Iñárritu: “Gostaria que víssemos os filmes sem saber idade ou gênero dos diretores”
Cineasta mexicano criticou Trump na apresentação do júri do Festival de Cannes, que ele preside
Com o início nesta terça-feira da 72ª edição do Festival de Cannes, o evento já terá cumprido um objetivo: o mexicano Alejandro González Iñárritu se tornará o primeiro latino-americano a presidir seu júri. Na apresentação oficial, estavam ao seu lado os demais integrantes: a atriz norte-americana Elle Fanning — que encarnou a filha de Cate Blanchett e Brad Pitt em Babel, de Iñárritu —, a atriz e cineasta de Burkina Faso Maimouna N’Diaye, a cineasta norte-americana Kelly Reichardt, a cineasta italiana Alice Rohrwacher, o quadrinista Enki Bilal, e os cineastas Yorgos Lanthimos (grego), Pawel Pawlikowski (polonês) e Robin Campillo (francês). Os dois últimos nem abriram a boca.
Quem mais falou à imprensa foi, como de costume, o presidente do júri. O mexicano González Iñárritu mostrou sua “honra” por estar em Cannes: “Mas eu só encabeço o júri. Não o dirijo, porque na verdade não controlo nada na minha vida, nem a minha família, então não sei como farei isto”. Mais a sério, disse que não gosta da palavra julgar. “Mais do que julgar, avaliaremos os filmes na medida em que nos emocionem. Eu gostaria que víssemos os filmes como se não soubéssemos quem são os diretores, nem sua idade nem seu gênero, por respeito ao cinema e às pessoas que os fizeram.”
Sobre a polêmica da Netflix, sobre onde ver os filmes, Iñárritu foi mais explicativo: “Há todo tipo de filme no mundo. A questão é como as pessoas os acessam, porque ver não é experimentar algo. O cinema nasceu para ser uma experiência comunitária, e não tenho nada contra vê-lo em um celular ou num iPad, mas não é o mesmo”. E comparou isso a escutar Beethoven no carro. “Temos que encontrar uma maneira de assistir cinema que inclua todas as vias. A França é uma exceção, porque protege o cinema e as salas. Mas nos próximos 10 dias veremos muitos filmes. Quantos deles serão vistos no mundo?” E, sobre o trabalho do júri, comparou-o com jantar num buffet enorme, com todo tipo de prato. “Como escolheremos o ganhador, o mais difícil?
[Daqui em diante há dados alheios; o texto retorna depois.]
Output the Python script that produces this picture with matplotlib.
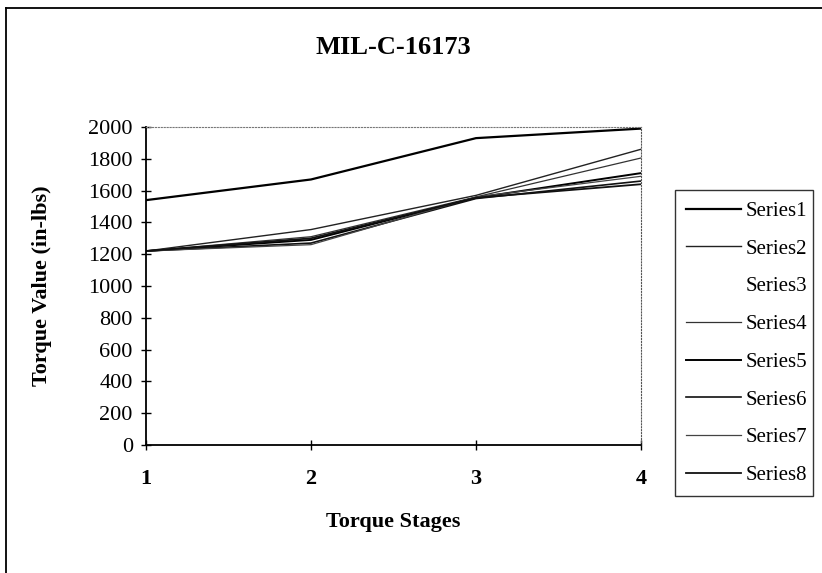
import matplotlib.pyplot as plt
from matplotlib.lines import Line2D

plt.rcParams['font.family'] = ['Liberation Serif', 'DejaVu Serif']

# data
stages = [1, 2, 3, 4]
series = {
    'Series1': [1540, 1670, 1930, 1990],
    'Series2': [1220, 1355, 1570, 1860],
    'Series3': [1220, 1300, 1560, 1680],
    'Series4': [1220, 1310, 1560, 1805],
    'Series5': [1220, 1290, 1555, 1710],
    'Series6': [1220, 1270, 1550, 1660],
    'Series7': [1220, 1260, 1560, 1690],
    'Series8': [1220, 1300, 1555, 1640],
}
colors = ['black', '#222222', 'white', '#333333', 'black', '#111111', '#444444', '#111111']
widths = [1.6, 1.0, 1.0, 0.9, 1.4, 1.2, 0.9, 1.3]

fig = plt.figure(figsize=(8.22, 5.73), dpi=100)
ax = fig.add_axes([146/822, 1 - 445/573, (641-146)/822, (445-127)/573])

for (name, vals), c, w in zip(series.items(), colors, widths):
    ax.plot(stages, vals, color=c, lw=w, label=name)

ax.set_xlim(1, 4)
ax.set_ylim(0, 2000)
ax.set_xticks(stages)
ax.set_yticks(range(0, 2001, 200))
ax.tick_params(direction='inout', length=7, width=1, labelsize=16)
ax.tick_params(axis='x', pad=14)
ax.tick_params(axis='y', pad=6)
for lbl in ax.get_xticklabels():
    lbl.set_fontweight('bold')
ax.spines['left'].set_linewidth(1.3)
ax.spines['bottom'].set_linewidth(1.3)
ax.spines['top'].set_linestyle(':')
ax.spines['top'].set_color('#777777')
ax.spines['right'].set_linestyle(':')
ax.spines['right'].set_color('#555555')

ax.set_xlabel('Torque Stages', fontsize=16, fontweight='bold', labelpad=16)
ax.set_ylabel('Torque Value (in-lbs)', fontsize=16, fontweight='bold', labelpad=26)
fig.text(393/822, 1 - 48/573, 'MIL-C-16173', ha='center', va='center',
         fontsize=19, fontweight='bold')

leg = ax.legend(loc='upper left', bbox_to_anchor=(675/822, 1 - 495/573, 138/822, 305/573),
                bbox_transform=fig.transFigure, mode='expand', borderaxespad=0,
                frameon=True, fancybox=False, edgecolor='black', fontsize=15,
                handlelength=2.6, labelspacing=0.87, borderpad=0.55, handletextpad=0.25)
leg.get_frame().set_linewidth(1.0)

# outer frame: only top and left edges are visible in the scan
fig.add_artist(Line2D([6/822, 1], [1 - 8/573, 1 - 8/573], transform=fig.transFigure,
                      color='black', lw=1.3))
fig.add_artist(Line2D([6/822, 6/822], [0, 1 - 8/573], transform=fig.transFigure,
                      color='black', lw=1.3))

fig.savefig('out.png', dpi=100)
Procuraremos filmes que nos provoquem choques, nos ensinem, nos façam crescer. Temos um processo que começar a ser descoberto esta noite. Aprenderemos juntos a fazer esta viagem.”
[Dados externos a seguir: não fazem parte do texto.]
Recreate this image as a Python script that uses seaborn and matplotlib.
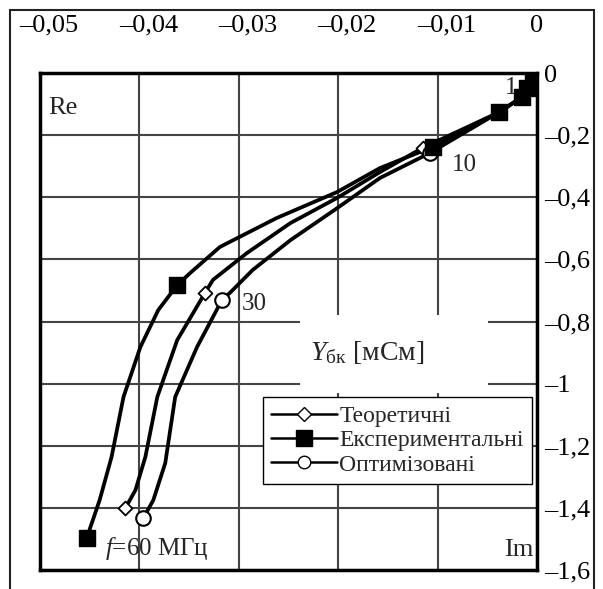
import matplotlib
matplotlib.use("Agg")
import matplotlib.pyplot as plt
import matplotlib.transforms as mtransforms
from matplotlib.lines import Line2D
from matplotlib.patches import Rectangle
import seaborn as sns
import pandas as pd

# ---- data ----
series_names = ["Теоретичні", "Експериментальні", "Оптимізовані"]

theo_x = [-0.0004, -0.0010, -0.0015, -0.0038, -0.0115, -0.0158, -0.0201, -0.0248,
          -0.0292, -0.0326, -0.0334, -0.0362, -0.0382, -0.0394, -0.0404, -0.0414]
theo_y = [-0.013, -0.048, -0.077, -0.126, -0.241, -0.319, -0.402, -0.483,
          -0.580, -0.666, -0.708, -0.860, -1.043, -1.236, -1.343, -1.400]
theo_marks = [4, 10, 15]

exp_x = [-0.0004, -0.0010, -0.0015, -0.0038, -0.0105, -0.0158, -0.0201, -0.0262,
         -0.0319, -0.0349, -0.0362, -0.0381, -0.0399, -0.0416, -0.0428, -0.0440, -0.0453]
exp_y = [-0.013, -0.048, -0.077, -0.126, -0.238, -0.306, -0.383, -0.467,
         -0.560, -0.644, -0.683, -0.763, -0.882, -1.043, -1.236, -1.375, -1.497]
exp_marks = [0, 1, 2, 3, 4, 10, 16]

opt_x = [-0.0004, -0.0010, -0.0015, -0.0038, -0.0108, -0.0158, -0.0201, -0.0248,
         -0.0286, -0.0309, -0.0317, -0.0342, -0.0364, -0.0374, -0.0386, -0.0396]
opt_y = [-0.013, -0.048, -0.077, -0.126, -0.258, -0.338, -0.435, -0.538,
         -0.634, -0.708, -0.731, -0.882, -1.043, -1.256, -1.375, -1.433]
opt_marks = [4, 10, 15]

x_ticks = [-0.05, -0.04, -0.03, -0.02, -0.01, 0]
x_tick_labels = ["–0,05", "–0,04", "–0,03", "–0,02", "–0,01", "0"]
y_ticks = [0, -0.2, -0.4, -0.6, -0.8, -1.0, -1.2, -1.4, -1.6]
y_tick_labels = ["0", "–0,2", "–0,4", "–0,6", "–0,8", "–1", "–1,2", "–1,4", "–1,6"]

# ---- style ----
sns.set_theme(style="white")
plt.rcParams["font.family"] = ["Liberation Serif", "DejaVu Serif"]
plt.rcParams["mathtext.fontset"] = "custom"
plt.rcParams["mathtext.rm"] = "Liberation Serif"
plt.rcParams["mathtext.it"] = "Liberation Serif:italic"

W, H = 603, 589
fig = plt.figure(figsize=(W / 100, H / 100), dpi=100)
L, R, T, B = 40, 537, 73, 570
ax = fig.add_axes([L / W, 1 - B / H, (R - L) / W, (B - T) / H])

# pixel (from top-left) transform for free text
pix = mtransforms.Affine2D().scale(1, -1).translate(0, H)

frames = []
for name, xs, ys in [(series_names[0], theo_x, theo_y),
                     (series_names[1], exp_x, exp_y),
                     (series_names[2], opt_x, opt_y)]:
    frames.append(pd.DataFrame({"x": xs, "y": ys, "series": name}))
df = pd.concat(frames, ignore_index=True)

sns.lineplot(data=df, x="x", y="y", hue="series", units="series", sort=False,
             estimator=None, palette=["black"] * 3, linewidth=2.7,
             legend=False, ax=ax, zorder=3)

mk_style = {
    series_names[0]: dict(marker="D", s=50, facecolor="white", edgecolor="black", linewidth=1.3),
    series_names[1]: dict(marker="s", s=130, facecolor="black", edgecolor="black", linewidth=1.0),
    series_names[2]: dict(marker="o", s=110, facecolor="white", edgecolor="black", linewidth=1.5),
}
for name, xs, ys, idx in [(series_names[0], theo_x, theo_y, theo_marks),
                          (series_names[2], opt_x, opt_y, opt_marks),
                          (series_names[1], exp_x, exp_y, exp_marks)]:
    sub = pd.DataFrame({"x": [xs[i] for i in idx], "y": [ys[i] for i in idx]})
    sns.scatterplot(data=sub, x="x", y="y", ax=ax, zorder=4, **mk_style[name])

ax.set_xlim(-0.05, 0)
ax.set_ylim(-1.6, 0)
ax.set_xticks(x_ticks)
ax.set_xticklabels(x_tick_labels)
ax.set_yticks(y_ticks)
ax.set_yticklabels(y_tick_labels)
ax.xaxis.tick_top()
ax.yaxis.tick_right()
ax.tick_params(axis="x", length=0, pad=26, labelsize=19, colors="black")
ax.tick_params(axis="y", length=0, pad=5, labelsize=19, colors="black")
for lab in ax.get_yticklabels():
    lab.set_horizontalalignment("left")
ax.set_xlabel("")
ax.set_ylabel("")
off = mtransforms.ScaledTranslation(9 / 100, 0, fig.dpi_scale_trans)
for tk in ax.xaxis.get_major_ticks()[:-1]:
    tk.label2.set_transform(tk.label2.get_transform() + off)

ax.grid(True, color="#444444", linewidth=1.5)
ax.set_axisbelow(True)
for sp in ax.spines.values():
    sp.set_color("black")
    sp.set_linewidth(2.5)
    sp.set_visible(True)

# white background behind the axis title
ax.add_patch(Rectangle((0.523, 0.356), 0.378, 0.157, transform=ax.transAxes,
                       facecolor="white", edgecolor="none", zorder=1))
ax.text(310, 353, r"$\mathit{Y}_{\mathrm{бк}}$ [мСм]", transform=pix,
        fontsize=20, va="center", ha="left", zorder=2)

# annotations
ax.text(48, 108, "Re", transform=pix, fontsize=19, va="center", ha="left")
ax.text(533, 550, "Im", transform=pix, fontsize=19, va="center", ha="right")
ax.text(505, 88, "1", transform=pix, fontsize=18, va="center", ha="left", zorder=2)
ax.text(452, 165, "10", transform=pix, fontsize=18, va="center", ha="left")
ax.text(242, 304, "30", transform=pix, fontsize=18, va="center", ha="left")
ax.text(105, 549, r"$\mathit{f}$=60 МГц", transform=pix, fontsize=18,
        va="center", ha="left")

# legend
handles = [
    Line2D([], [], color="black", linewidth=1.8, marker="D", markersize=7,
           markerfacecolor="white", markeredgecolor="black"),
    Line2D([], [], color="black", linewidth=1.8, marker="s", markersize=11,
           markerfacecolor="black", markeredgecolor="black"),
    Line2D([], [], color="black", linewidth=1.8, marker="o", markersize=9,
           markerfacecolor="white", markeredgecolor="black"),
]
leg = ax.legend(handles, series_names, loc="upper right",
                bbox_to_anchor=(0.99, 0.348), fontsize=17, frameon=True,
                fancybox=False, framealpha=1, edgecolor="black",
                borderpad=0.35, labelspacing=0.12, handlelength=2.8,
                handletextpad=0.1, borderaxespad=0)
leg.get_frame().set_linewidth(1.0)
leg.set_zorder(5)

# outer frame
fig.add_artist(Rectangle((10 / W, -0.05), 584 / W, 1.05 - 10 / H,
                         transform=fig.transFigure, facecolor="none",
                         edgecolor="#222222", linewidth=1.5))

fig.savefig("out.png", dpi=100)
O mexicano subiu o tom quando perguntado sobre o muro que Trump pretende construir entre os Estados Unidos e o México. “A primeira coisa é que acredito que Cannes já envia toda uma declaração com este júri heterogêneo”, afirmou. Sobre o muro, qualificou o projeto de “equivocado, cruel e perigoso”. Discursos como o que Trump defende, disse, “vão contra as pessoas mais frágeis, contra os mais pobres, os mais necessitados, os que fogem da violência, da pobreza, dos estupros, que arriscam suas vidas em um esforço de sogbrevivência, nos desertos, nos oceanos...”. Iñárritu não se considera político, e sim artista, e, portanto, responde a essas ideias com arte. “Não sou um político, só posso expressar com o coração aberto o que penso como artista, ser honesto com o que sei e o que conheço. Assim fiz aqui há dois anos com minha instalação de realidade virtual Carne e Areia”.
Com sua arte, Iñárritu luta contra a ignorância, que torna os seres humanos facilmente manipuláveis na atual situação, que “pode se voltar contra nós, fazendo que retornemos a 1939”. E acrescentou: “O nacionalismo não considera o outro. Todos sabemos como acaba a história e como a retórica empurrou a guerras passadas. Há gente dirigindo o mundo com muita ira [em alusão a Trump]”. O mexicano recordou que, depois da cultura grega e a romana, veio a “escuridão” da Idade Média. “Evoluímos na tecnologia, mas a cada tuíte que considere ser uma ruptura do isolamento, em verdade estamos criando um grande isolamento e uma grande paranoia.”